Bug 104229

Summary: "Media keys" cause lockup on eMachines M68xx laptop.
Product: [openSUSE] SUSE LINUX 10.0 Reporter: Steve Leach <stevenaleach>
Component: BasesystemAssignee: Dr. Werner Fink <werner>
Status: RESOLVED INVALID QA Contact: E-mail List <qa-bugs>
Severity: Major    
Priority: P5 - None CC: trenn
Version: Beta 1   
Target Milestone: ---   
Hardware: x86-64   
OS: SUSE Other   
Whiteboard:
Found By: Beta-Customer Services Priority:
Business Priority: Blocker: ---
Marketing QA Status: --- IT Deployment: ---

Description Steve Leach 2005-08-11 19:02:45 UTC
Both openSUSE 10.0 beta1 32 and 64 bit are effected.

Booting install, install no acpi, or install safe will all freeze if any
"special" key is pressed, this includes the screen brightness up or down keys
volume keys, etc.

After the kernel has been loaded, the screen brightness is set at its lowest
level.  If, at any point, the brightness up key is pressed the system will freeze.

The system in question is an eMachines m6805 with bios updated with m6809 bios
(m6805/m6807 bios is buggy and will not work with Linux).
Comment 1 Timo Hoenig 2005-08-11 19:26:33 UTC
This seems to be a known problem of the e6805:

<quote>
After installing Debian, the laptop booted okay, but anytime you touched any of the 'special keys' 
(including the ones to adjust the screen brightness), or close the lid, the thing would freeze. So, to 
make it work right, you have to fix the ACPI DSDT table. (For more info on ACPI, go here: http://acpi.
sourceforge.net). I fixed the DSDT table until it compiled cleanly. 
<quote>

See: http://greg.primate.net/m6805/ for more infomation and a fix.

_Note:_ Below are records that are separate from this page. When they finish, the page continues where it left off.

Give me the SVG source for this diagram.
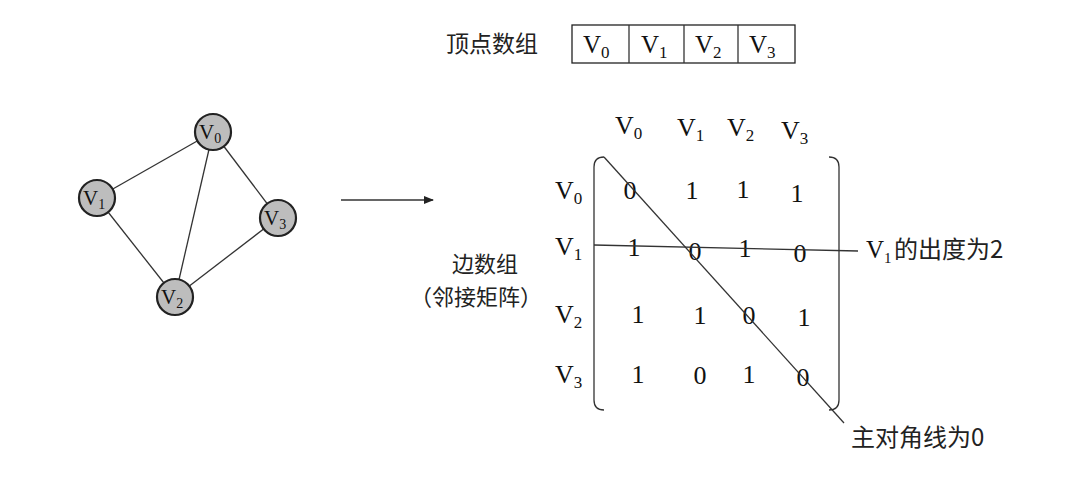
<svg xmlns="http://www.w3.org/2000/svg" width="1075" height="482" viewBox="0 0 1075 482">
<defs>
<style>
.v{font-family:"Liberation Serif","Times New Roman",serif;font-size:26px;fill:#111}
.s{font-size:17px}
.n{font-family:"Liberation Serif","Times New Roman",serif;font-size:26px;fill:#111}
.cn{font-family:"Noto Sans CJK SC","Liberation Sans",sans-serif;font-size:23px;fill:#222}
.ln{stroke:#333;stroke-width:1.3;fill:none}
.node{fill:#bdbdbd;stroke:#222;stroke-width:2.2}
.nv{font-family:"Liberation Serif","Times New Roman",serif;font-size:21px;fill:#111}
.ns{font-size:14px}
.box{fill:#fff;stroke:#222;stroke-width:1.3}
</style>
<marker id="ah" markerWidth="10" markerHeight="8" refX="9" refY="4" orient="auto" markerUnits="userSpaceOnUse">
<path d="M0,0 L10,4 L0,8 Z" fill="#222"/>
</marker>
</defs>
<rect width="1075" height="482" fill="#fff"/>

<g id="vertex-array">
<text class="cn" x="446" y="52">顶点数组</text>
<rect class="box" x="572" y="25" width="223" height="38"/>
<line class="ln" x1="629" y1="25" x2="629" y2="63"/>
<line class="ln" x1="684" y1="25" x2="684" y2="63"/>
<line class="ln" x1="738" y1="25" x2="738" y2="63"/>
<text class="v" x="583" y="53" style="font-size:25px">V<tspan class="s" dy="5">0</tspan></text>
<text class="v" x="641" y="53" style="font-size:25px">V<tspan class="s" dy="5">1</tspan></text>
<text class="v" x="695" y="53" style="font-size:25px">V<tspan class="s" dy="5">2</tspan></text>
<text class="v" x="749" y="53" style="font-size:25px">V<tspan class="s" dy="5">3</tspan></text>
</g>

<g id="connectors">
<line class="ln" x1="213" y1="132" x2="97" y2="198"/>
<line class="ln" x1="213" y1="132" x2="175" y2="297"/>
<line class="ln" x1="213" y1="132" x2="278" y2="218"/>
<line class="ln" x1="97" y1="198" x2="175" y2="297"/>
<line class="ln" x1="278" y1="218" x2="175" y2="297"/>
<line class="ln" x1="341" y1="200" x2="433" y2="200" marker-end="url(#ah)"/>
</g>

<g id="node-v0"><circle class="node" cx="213" cy="132" r="18"/><text class="nv" x="199" y="139">V<tspan class="ns" dy="4">0</tspan></text></g>
<g id="node-v1"><circle class="node" cx="97" cy="198" r="18"/><text class="nv" x="83" y="205">V<tspan class="ns" dy="4">1</tspan></text></g>
<g id="node-v3"><circle class="node" cx="278" cy="218" r="18"/><text class="nv" x="264" y="225">V<tspan class="ns" dy="4">3</tspan></text></g>
<g id="node-v2"><circle class="node" cx="175" cy="297" r="18"/><text class="nv" x="161" y="304">V<tspan class="ns" dy="4">2</tspan></text></g>

<g id="edge-array-label">
<text class="cn" x="452" y="272" style="font-size:22px">边数组</text>
<text class="cn" x="410" y="305" style="font-size:22px">（邻接矩阵）</text>
</g>

<g id="matrix">
<text class="v" x="615" y="134">V<tspan class="s" dy="5">0</tspan></text>
<text class="v" x="677" y="136">V<tspan class="s" dy="5">1</tspan></text>
<text class="v" x="727" y="136">V<tspan class="s" dy="5">2</tspan></text>
<text class="v" x="781" y="139">V<tspan class="s" dy="5">3</tspan></text>

<text class="v" x="555" y="199">V<tspan class="s" dy="5">0</tspan></text>
<text class="v" x="555" y="255">V<tspan class="s" dy="5">1</tspan></text>
<text class="v" x="555" y="323">V<tspan class="s" dy="5">2</tspan></text>
<text class="v" x="555" y="383">V<tspan class="s" dy="5">3</tspan></text>

<path class="ln" d="M604,157 Q594,157 594,167 L594,400 Q594,410 604,410"/>
<path class="ln" d="M829,157 Q839,157 839,167 L839,400 Q839,410 829,410"/>

<g class="n" text-anchor="middle">
<text x="630" y="199">0</text><text x="692" y="199">1</text><text x="743" y="198">1</text><text x="797" y="202">1</text>
<text x="634" y="256">1</text><text x="695" y="260">0</text><text x="745" y="257">1</text><text x="800" y="262">0</text>
<text x="638" y="323">1</text><text x="700" y="324">1</text><text x="749" y="324">0</text><text x="804" y="326">1</text>
<text x="638" y="383">1</text><text x="700" y="384">0</text><text x="749" y="383">1</text><text x="803" y="386">0</text>
</g>

<line class="ln" x1="604" y1="157" x2="844" y2="423"/>
<line class="ln" x1="594" y1="245" x2="858" y2="251"/>
<text class="v" x="866" y="258" style="font-size:25px">V<tspan class="s" dy="5" style="font-size:15px">1</tspan></text>
<text class="cn" x="894" y="258" style="font-size:24px">的出度为2</text>
<text class="cn" x="851" y="446" style="font-size:24px">主对角线为0</text>
</g>
</svg>
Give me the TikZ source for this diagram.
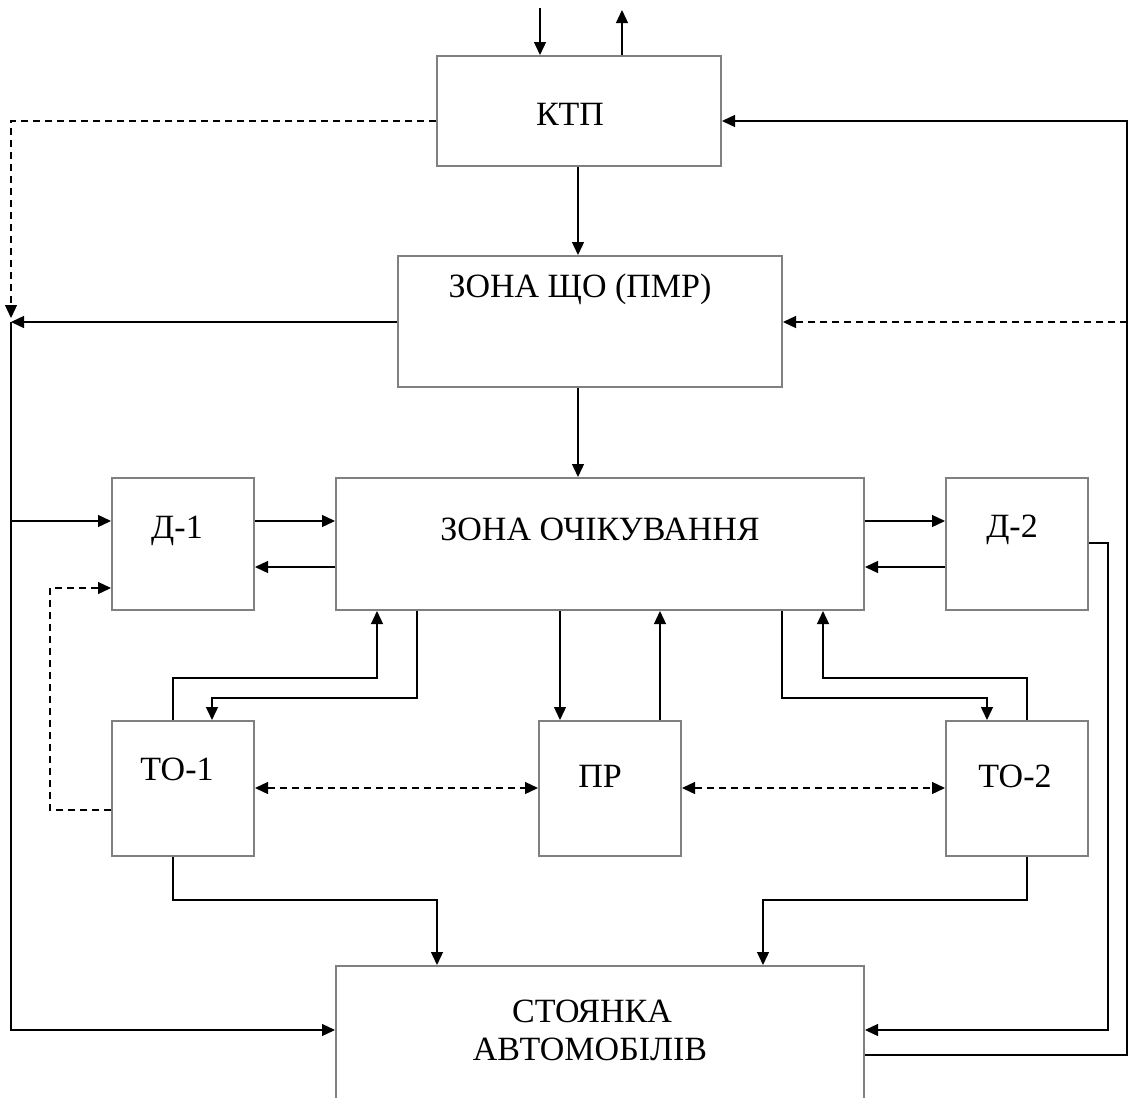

trenn: Do we have a feature to detect systems with broken DSDT and load sane ones for the 
affected systems?
Comment 2 Thomas Renninger 2005-08-11 20:18:04 UTC
No.

If I understand this right, you use a BIOS of another machine?
The hardware address of the key probably is another, no wonder it freezes -> bug
is invalid, sorry.

You could either: take the DSDT of the m6809 and try to find out the I/O address
you need to adjust from m6805.

Or even better, fix the m6805 DSDT.
If you promise to nag your vendor to implement the changes and publish it on:
http://acpi.sourceforge.net/dsdt/tables/
I can have a look at...

Oh there already are already two.
Hmm, those DSDTs are hardware dependant (how much memory, etc.). You should
downgrade to the latest BIOS designed for your machine, extract and disassemble
the DSDT. Then try to recompile. Try to fix the errors based on the one you find
at the link above.

How you disassemble and recompile your DSDT, you find some hints here:
http://powersave.sourceforge.net/powersave/DSDT.html#DSDT

If you have problems you can mail me privately.